A panel of educators and experts told the Federal Communications Commission today that its E-Rate program will need a lot more money to succeed in hooking more schools up with broadband connections.
Speaking today as part of the FCC's series of hearings on developing a national broadband plan, the panel praised E-Rate for giving more schools and libraries across the United States access to telecommunications services. However, they noted that the program's annual funding cap of $2.25 billion has gone unchanged since its inception last decade. Sheryl Abshire, the Chief Technology Officer for the Calcasieu Parish School System in Lake Charles, Louisiana, recommended raising the E-Rate cap to roughly $4 billion a year to give schools and libraries the ability to invest in more high-speed broadband equipment.
"The E-Rate program should have a major role in the forthcoming broadband plan," she said. "With more funding the program will deliver broadband to schools and libraries."
Carrie Lowe, a director at the Office of Information Technology Policy for the American Library Association, also praised E-Rate for helping libraries across the country gain access to more telecommunications services, as she noted that "65% of public libraries have benefitted from E-Rate" and that "without E-Rate there's no way libraries could achieve the level of success they have today." However, Lowe seconded Abshire's suggestion that the FCC raise the annual cap to help schools and libraries invest more in information technology.
Tom Greaves, the chairman of the Greaves Group consulting firm that specializes in school technology adoption, said that his group conducted a survey showing that while the E-Rate program had indeed helped schools and libraries purchase telecom services, it could be doing a lot more. For instance, he said that 54% of the schools surveyed said that they won't be able to get enough money to effectively expand their broadband capabilities. 34% of schools surveyed said that even if had sufficient money to purchase broadband services, they wouldn't get them because they aren't yet available in their area.
A recent report issued by the Government Accountability Office backs up the panelists' claims that E-Rate is currently lagging behind where it should be in terms of both funding and school participation. However, the GAO said that the program's funding problems weren't merely that it doled out too little money, but that it didn't efficiently disperse the funds that it allocated.
In a wide-ranging review of the program, the GAO found that only around 63% of the estimated 150,000 eligible schools and libraries have taken advantage of the program. There is a very sharp divide in the participation rate between public and private schools, as 83% of eligible public schools utilize the program vs. 13% of eligible private schools. Additionally, the report found that only half of eligible library systems participate in the program and that less than a third of eligible library branches utilize it.

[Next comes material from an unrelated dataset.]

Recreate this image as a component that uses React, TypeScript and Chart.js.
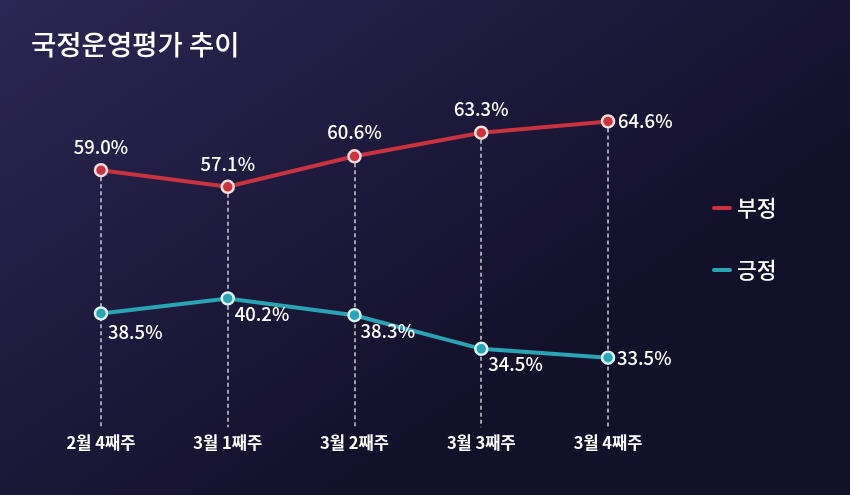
import React, { useEffect, useRef } from "react";
import { Chart, registerables } from "chart.js";

Chart.register(...registerables);

const title = "국정운영평가 추이";
const categories = ["2월 4째주", "3월 1째주", "3월 2째주", "3월 3째주", "3월 4째주"];
const negative = [59.0, 57.1, 60.6, 63.3, 64.6];
const positive = [38.5, 40.2, 38.3, 34.5, 33.5];
const seriesNames = ["부정", "긍정"];
// label placement per point: [dx, dy, align]
const negLabelPos: [number, number, CanvasTextAlign][] = [
  [0, -23, "center"], [0, -23, "center"], [0, -24, "center"], [0, -24, "center"], [10, 0, "left"],
];
const posLabelPos: [number, number, CanvasTextAlign][] = [
  [7, 19, "left"], [7, 16, "left"], [6, 16, "left"], [7, 15, "left"], [9, 0, "left"],
];

const RED = "#c9323f";
const TEAL = "#2aa3b5";
const FONT = "'Noto Sans CJK KR', 'Noto Sans', sans-serif";

const decorPlugin = {
  id: "decor",
  beforeDraw(chart: any) {
    const { ctx, width, height } = chart;
    ctx.save();
    const g = ctx.createLinearGradient(0, 0, width * 0.4, height);
    g.addColorStop(0, "#2c2654");
    g.addColorStop(1, "#13102a");
    ctx.fillStyle = g;
    ctx.fillRect(0, 0, width, height);
    // title
    ctx.fillStyle = "#ffffff";
    ctx.font = `500 27.5px ${FONT}`;
    ctx.textBaseline = "middle";
    ctx.textAlign = "left";
    ctx.fillText(title, 31, 45);
    ctx.restore();
  },
  beforeDatasetsDraw(chart: any) {
    const { ctx, chartArea } = chart;
    const meta = chart.getDatasetMeta(0);
    ctx.save();
    ctx.strokeStyle = "rgba(235,235,245,0.85)";
    ctx.lineWidth = 1.5;
    ctx.setLineDash([4, 3]);
    meta.data.forEach((pt: any) => {
      ctx.beginPath();
      ctx.moveTo(Math.round(pt.x), pt.y);
      ctx.lineTo(Math.round(pt.x), chartArea.bottom);
      ctx.stroke();
    });
    ctx.restore();
  },
  afterDatasetsDraw(chart: any) {
    const { ctx } = chart;
    ctx.save();
    ctx.fillStyle = "#ffffff";
    ctx.font = `500 18.5px ${FONT}`;
    ctx.textBaseline = "middle";
    const drawLabels = (idx: number, vals: number[], pos: [number, number, CanvasTextAlign][]) => {
      const meta = chart.getDatasetMeta(idx);
      meta.data.forEach((pt: any, i: number) => {
        const [dx, dy, al] = pos[i];
        ctx.textAlign = al;
        ctx.fillText(vals[i].toFixed(1) + "%", pt.x + dx, pt.y + dy);
      });
    };
    drawLabels(0, negative, negLabelPos);
    drawLabels(1, positive, posLabelPos);
    // legend
    const items = [
      { name: seriesNames[0], color: RED, y: 208 },
      { name: seriesNames[1], color: TEAL, y: 270 },
    ];
    items.forEach((it) => {
      ctx.strokeStyle = it.color;
      ctx.lineWidth = 4;
      ctx.lineCap = "round";
      ctx.beginPath();
      ctx.moveTo(714, it.y);
      ctx.lineTo(730, it.y);
      ctx.stroke();
      ctx.fillStyle = "#ffffff";
      ctx.font = `500 21.5px ${FONT}`;
      ctx.textAlign = "left";
      ctx.fillText(it.name, 737, it.y);
    });
    ctx.restore();
  },
};

export default function App() {
  const ref = useRef<HTMLCanvasElement>(null);
  useEffect(() => {
    document.body.style.margin = "0";
    const chart = new Chart(ref.current!, {
      type: "line",
      data: {
        labels: categories,
        datasets: [
          {
            label: seriesNames[0],
            data: negative,
            yAxisID: "yNeg",
            borderColor: RED,
            borderWidth: 4,
            pointRadius: 6,
            pointBackgroundColor: RED,
            pointBorderColor: "#f7dede",
            pointBorderWidth: 2.5,
            tension: 0,
          },
          {
            label: seriesNames[1],
            data: positive,
            yAxisID: "yPos",
            borderColor: TEAL,
            borderWidth: 4,
            pointRadius: 6,
            pointBackgroundColor: TEAL,
            pointBorderColor: "#dcf5f5",
            pointBorderWidth: 2.5,
            tension: 0,
          },
        ],
      },
      plugins: [decorPlugin],
      options: {
        animation: false,
        responsive: false,
        layout: { padding: { left: 37.6, right: 178.6, top: 60, bottom: 36 } },
        plugins: { legend: { display: false }, tooltip: { enabled: false } },
        scales: {
          x: {
            offset: true,
            grid: { display: false, drawTicks: false },
            border: { display: false },
            ticks: {
              color: "#ffffff",
              padding: 6,
              font: { family: FONT, size: 16.5, weight: "bold" },
            },
          },
          yNeg: { display: false, min: 29.54, max: 71.64 },
          yPos: { display: false, min: 25.65, max: 67.13 },
        },
      },
    });
    return () => chart.destroy();
  }, []);
  return (
    <div style={{ width: 850, height: 495 }}>
      <canvas ref={ref} width={850} height={495} />
    </div>
  );
}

Moving beyond the participation rate, the GAO said that the program has significant troubles with efficiently dispersing the funds it allocates. The GAO's review of E-Rate funding finds that more than one quarter of the $19.5 billion committed to schools and libraries between 1998 and 2006 were not paid out. In 2006, a full 35% of participants received less than 75% of the funds they were allocated through the program, and 9% of the schools and libraries didn't receive any of the funds they were allocated.
The two major reasons for these unused funds, says the GAO, are that participants overbudgeted their needs and applied for more money than necessary and that participants sometimes did not seek reimbursement for the full amounts of their expenses. These unused funds are a problem, the GAO argues, because it means vastly less funding for routers, switches and other technologies that help improve Web connectivity.